• **Dataset excerpt**:
:::

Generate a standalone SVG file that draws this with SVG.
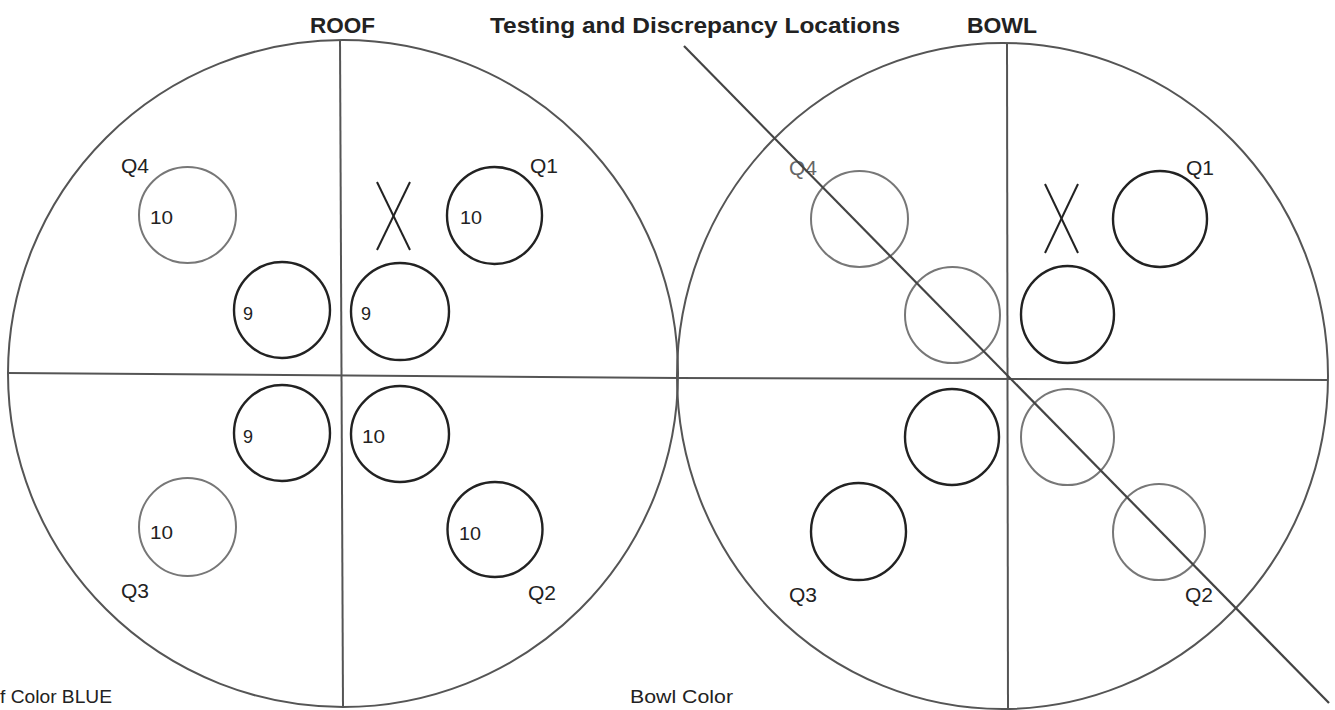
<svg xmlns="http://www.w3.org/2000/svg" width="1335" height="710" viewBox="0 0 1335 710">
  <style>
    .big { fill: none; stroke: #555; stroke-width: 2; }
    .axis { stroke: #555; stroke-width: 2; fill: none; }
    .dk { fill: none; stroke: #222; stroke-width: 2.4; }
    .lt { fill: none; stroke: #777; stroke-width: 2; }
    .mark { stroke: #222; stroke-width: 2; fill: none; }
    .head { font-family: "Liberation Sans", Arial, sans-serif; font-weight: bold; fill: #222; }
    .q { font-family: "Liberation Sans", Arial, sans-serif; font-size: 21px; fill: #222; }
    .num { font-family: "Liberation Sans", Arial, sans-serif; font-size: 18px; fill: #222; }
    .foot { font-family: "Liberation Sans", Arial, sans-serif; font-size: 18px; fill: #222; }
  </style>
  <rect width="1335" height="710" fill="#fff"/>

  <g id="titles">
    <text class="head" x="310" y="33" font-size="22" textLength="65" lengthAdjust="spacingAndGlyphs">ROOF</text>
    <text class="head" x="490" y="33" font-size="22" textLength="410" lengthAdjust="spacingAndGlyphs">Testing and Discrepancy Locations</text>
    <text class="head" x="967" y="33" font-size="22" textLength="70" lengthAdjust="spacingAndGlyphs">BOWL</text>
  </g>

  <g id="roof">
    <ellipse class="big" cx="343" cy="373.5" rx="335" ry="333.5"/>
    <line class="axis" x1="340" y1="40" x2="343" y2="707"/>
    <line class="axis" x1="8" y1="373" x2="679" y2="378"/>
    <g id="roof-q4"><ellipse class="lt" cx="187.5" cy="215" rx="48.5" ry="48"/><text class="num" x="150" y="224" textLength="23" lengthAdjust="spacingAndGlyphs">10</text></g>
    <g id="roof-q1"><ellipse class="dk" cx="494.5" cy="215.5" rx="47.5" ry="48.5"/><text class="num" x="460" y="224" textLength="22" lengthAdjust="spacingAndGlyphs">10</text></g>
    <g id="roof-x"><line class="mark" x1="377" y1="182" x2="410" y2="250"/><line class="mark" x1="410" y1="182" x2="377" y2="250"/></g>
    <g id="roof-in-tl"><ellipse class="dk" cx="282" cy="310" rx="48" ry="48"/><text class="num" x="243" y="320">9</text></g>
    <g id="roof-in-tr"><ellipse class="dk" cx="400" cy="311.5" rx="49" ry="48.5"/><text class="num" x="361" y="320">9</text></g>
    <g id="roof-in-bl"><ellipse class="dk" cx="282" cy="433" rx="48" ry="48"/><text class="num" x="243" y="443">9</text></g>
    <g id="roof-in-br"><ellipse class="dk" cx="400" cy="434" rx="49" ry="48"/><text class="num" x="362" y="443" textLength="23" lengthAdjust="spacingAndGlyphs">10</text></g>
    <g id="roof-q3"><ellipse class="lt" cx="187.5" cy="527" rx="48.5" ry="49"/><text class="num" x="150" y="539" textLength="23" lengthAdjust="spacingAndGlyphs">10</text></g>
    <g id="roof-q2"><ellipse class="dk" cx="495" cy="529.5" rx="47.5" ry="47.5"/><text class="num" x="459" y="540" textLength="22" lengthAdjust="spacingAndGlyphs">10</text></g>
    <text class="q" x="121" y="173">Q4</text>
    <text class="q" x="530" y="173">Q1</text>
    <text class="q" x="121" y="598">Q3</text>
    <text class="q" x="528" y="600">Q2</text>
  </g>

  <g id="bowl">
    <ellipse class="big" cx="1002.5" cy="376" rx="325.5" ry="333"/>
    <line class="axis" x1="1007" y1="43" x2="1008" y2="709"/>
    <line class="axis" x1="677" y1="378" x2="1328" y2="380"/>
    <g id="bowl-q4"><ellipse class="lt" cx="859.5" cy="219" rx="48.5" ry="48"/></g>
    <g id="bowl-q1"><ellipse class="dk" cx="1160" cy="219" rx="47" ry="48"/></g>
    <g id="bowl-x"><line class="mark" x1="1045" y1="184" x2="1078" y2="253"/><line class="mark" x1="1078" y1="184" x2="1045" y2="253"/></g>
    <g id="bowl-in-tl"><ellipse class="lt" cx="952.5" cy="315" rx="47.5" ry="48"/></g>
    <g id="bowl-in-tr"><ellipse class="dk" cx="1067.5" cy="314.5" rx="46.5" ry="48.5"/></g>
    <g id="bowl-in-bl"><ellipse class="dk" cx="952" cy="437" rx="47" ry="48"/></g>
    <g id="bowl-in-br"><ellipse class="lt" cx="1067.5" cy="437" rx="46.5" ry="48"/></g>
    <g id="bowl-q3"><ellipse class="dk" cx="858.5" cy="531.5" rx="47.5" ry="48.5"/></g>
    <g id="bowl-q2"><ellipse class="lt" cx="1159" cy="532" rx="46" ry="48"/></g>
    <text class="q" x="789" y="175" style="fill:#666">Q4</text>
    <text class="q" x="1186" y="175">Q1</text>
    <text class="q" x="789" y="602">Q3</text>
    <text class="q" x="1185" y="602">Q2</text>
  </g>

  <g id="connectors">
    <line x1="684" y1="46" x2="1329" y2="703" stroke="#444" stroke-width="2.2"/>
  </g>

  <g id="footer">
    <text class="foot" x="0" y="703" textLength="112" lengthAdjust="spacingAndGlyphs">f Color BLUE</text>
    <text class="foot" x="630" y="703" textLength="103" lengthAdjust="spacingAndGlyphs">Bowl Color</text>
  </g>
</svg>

:::

• **Given instruction**:
Go through the listing above and write it all out exactly, leaving out any picture.

• **Solution to this exercise**:
Generate a standalone SVG file that draws this with SVG.
<svg xmlns="http://www.w3.org/2000/svg" width="1335" height="710" viewBox="0 0 1335 710">
  <style>
    .big { fill: none; stroke: #555; stroke-width: 2; }
    .axis { stroke: #555; stroke-width: 2; fill: none; }
    .dk { fill: none; stroke: #222; stroke-width: 2.4; }
    .lt { fill: none; stroke: #777; stroke-width: 2; }
    .mark { stroke: #222; stroke-width: 2; fill: none; }
    .head { font-family: "Liberation Sans", Arial, sans-serif; font-weight: bold; fill: #222; }
    .q { font-family: "Liberation Sans", Arial, sans-serif; font-size: 21px; fill: #222; }
    .num { font-family: "Liberation Sans", Arial, sans-serif; font-size: 18px; fill: #222; }
    .foot { font-family: "Liberation Sans", Arial, sans-serif; font-size: 18px; fill: #222; }
  </style>
  <rect width="1335" height="710" fill="#fff"/>

  <g id="titles">
    <text class="head" x="310" y="33" font-size="22" textLength="65" lengthAdjust="spacingAndGlyphs">ROOF</text>
    <text class="head" x="490" y="33" font-size="22" textLength="410" lengthAdjust="spacingAndGlyphs">Testing and Discrepancy Locations</text>
    <text class="head" x="967" y="33" font-size="22" textLength="70" lengthAdjust="spacingAndGlyphs">BOWL</text>
  </g>

  <g id="roof">
    <ellipse class="big" cx="343" cy="373.5" rx="335" ry="333.5"/>
    <line class="axis" x1="340" y1="40" x2="343" y2="707"/>
    <line class="axis" x1="8" y1="373" x2="679" y2="378"/>
    <g id="roof-q4"><ellipse class="lt" cx="187.5" cy="215" rx="48.5" ry="48"/><text class="num" x="150" y="224" textLength="23" lengthAdjust="spacingAndGlyphs">10</text></g>
    <g id="roof-q1"><ellipse class="dk" cx="494.5" cy="215.5" rx="47.5" ry="48.5"/><text class="num" x="460" y="224" textLength="22" lengthAdjust="spacingAndGlyphs">10</text></g>
    <g id="roof-x"><line class="mark" x1="377" y1="182" x2="410" y2="250"/><line class="mark" x1="410" y1="182" x2="377" y2="250"/></g>
    <g id="roof-in-tl"><ellipse class="dk" cx="282" cy="310" rx="48" ry="48"/><text class="num" x="243" y="320">9</text></g>
    <g id="roof-in-tr"><ellipse class="dk" cx="400" cy="311.5" rx="49" ry="48.5"/><text class="num" x="361" y="320">9</text></g>
    <g id="roof-in-bl"><ellipse class="dk" cx="282" cy="433" rx="48" ry="48"/><text class="num" x="243" y="443">9</text></g>
    <g id="roof-in-br"><ellipse class="dk" cx="400" cy="434" rx="49" ry="48"/><text class="num" x="362" y="443" textLength="23" lengthAdjust="spacingAndGlyphs">10</text></g>
    <g id="roof-q3"><ellipse class="lt" cx="187.5" cy="527" rx="48.5" ry="49"/><text class="num" x="150" y="539" textLength="23" lengthAdjust="spacingAndGlyphs">10</text></g>
    <g id="roof-q2"><ellipse class="dk" cx="495" cy="529.5" rx="47.5" ry="47.5"/><text class="num" x="459" y="540" textLength="22" lengthAdjust="spacingAndGlyphs">10</text></g>
    <text class="q" x="121" y="173">Q4</text>
    <text class="q" x="530" y="173">Q1</text>
    <text class="q" x="121" y="598">Q3</text>
    <text class="q" x="528" y="600">Q2</text>
  </g>

  <g id="bowl">
    <ellipse class="big" cx="1002.5" cy="376" rx="325.5" ry="333"/>
    <line class="axis" x1="1007" y1="43" x2="1008" y2="709"/>
    <line class="axis" x1="677" y1="378" x2="1328" y2="380"/>
    <g id="bowl-q4"><ellipse class="lt" cx="859.5" cy="219" rx="48.5" ry="48"/></g>
    <g id="bowl-q1"><ellipse class="dk" cx="1160" cy="219" rx="47" ry="48"/></g>
    <g id="bowl-x"><line class="mark" x1="1045" y1="184" x2="1078" y2="253"/><line class="mark" x1="1078" y1="184" x2="1045" y2="253"/></g>
    <g id="bowl-in-tl"><ellipse class="lt" cx="952.5" cy="315" rx="47.5" ry="48"/></g>
    <g id="bowl-in-tr"><ellipse class="dk" cx="1067.5" cy="314.5" rx="46.5" ry="48.5"/></g>
    <g id="bowl-in-bl"><ellipse class="dk" cx="952" cy="437" rx="47" ry="48"/></g>
    <g id="bowl-in-br"><ellipse class="lt" cx="1067.5" cy="437" rx="46.5" ry="48"/></g>
    <g id="bowl-q3"><ellipse class="dk" cx="858.5" cy="531.5" rx="47.5" ry="48.5"/></g>
    <g id="bowl-q2"><ellipse class="lt" cx="1159" cy="532" rx="46" ry="48"/></g>
    <text class="q" x="789" y="175" style="fill:#666">Q4</text>
    <text class="q" x="1186" y="175">Q1</text>
    <text class="q" x="789" y="602">Q3</text>
    <text class="q" x="1185" y="602">Q2</text>
  </g>

  <g id="connectors">
    <line x1="684" y1="46" x2="1329" y2="703" stroke="#444" stroke-width="2.2"/>
  </g>

  <g id="footer">
    <text class="foot" x="0" y="703" textLength="112" lengthAdjust="spacingAndGlyphs">f Color BLUE</text>
    <text class="foot" x="630" y="703" textLength="103" lengthAdjust="spacingAndGlyphs">Bowl Color</text>
  </g>
</svg>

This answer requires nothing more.